What does the physical and
psychological space of the U.S–Mexico Border look and feel like? As a visual
artist I have been interrogating this question since 2007, traveling each year to
work in Brownsville, Texas, Matamoros, Mexico and the surrounding Rio Grande
Valley. I walk the border and photograph the objects that are left behind as
individuals swim across the Rio Grande River, change from wet clothes into dry
clothes and continue their journeys to an uncertain future in the United
States. I photograph the objects in place and then ship them back to my studio
where I rephotograph them and place them in an Anti-Archive. These present day
archeological remains range from toothbrushes and lipsticks, to passports and
bullets, each coming with it’s own incomplete narrative and history of flight,
surveillance, and fear.
Interventions
In 2009, I began a series of yearly
site-specific art interventions, sometimes working communally and sometimes
alone. The first year I worked with a
group of artists from the United States and Mexico to create Crossing Over: A Floating Intervention (2009),
a temporary floating bridge made out of colorful children’s inner tubes. In
2010, I created Loss, a giant wreath
that was placed on the newly erected border fence. In 2011, I worked to change
the landscape and meaning of the objects left behind by encircling them with
protective blue lines in Blue Circle
Project, Laredo, Texas. In 2012, I produced a series of performative
pieces, Humanizing the Border,
exploring the idea of body as border.
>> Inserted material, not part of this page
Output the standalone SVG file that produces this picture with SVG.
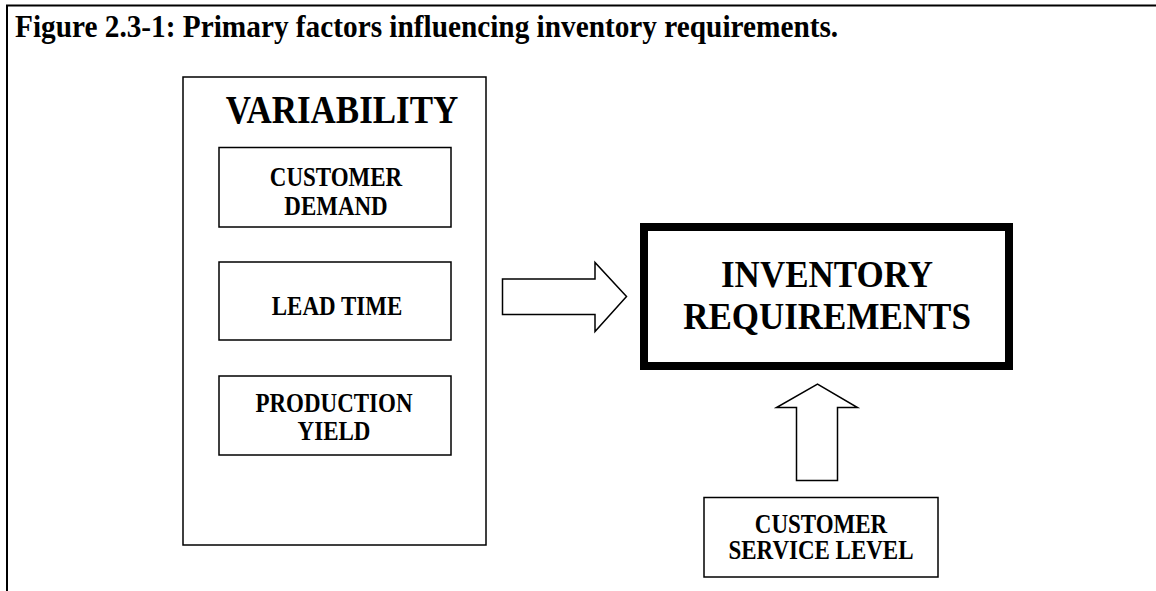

For my final performance in the series, My Mother’s Teacups, I transported my
mother’s bone china teacups that she had carried from England (where my
ancestors are from) to the border and photographed them there to address the
idea that most people in the United States are immigrants.
Loss (Wreath), Brownsville, Texas, 2010. I made an oversize wreath and placed it on the Border Fence. The work was based on a found wreath from a local cemetery. I used traditional materials, processes and colors to create it.
Blue Line Intervention, Laredo, Texas, 2011. I left the objects in place and drew a protective blue chalk line around them as I found them in the landscape.
Humanizing the Border Performance, Nuevo Progresso International Bridge between the U.S. and Mexico, 2012. My body became the border.
Humanizing the Border Performance, Rio Grande near McAllen, Texas, 2012 My body became the border.
My Mother's Teacups, Rio Grande near McAllen Texas, 2012. I transported my mother’s bone china teacups that she had carried from England (where my ancestors are from) to the border and photographed them to address the idea that most people in the United States are immigrants.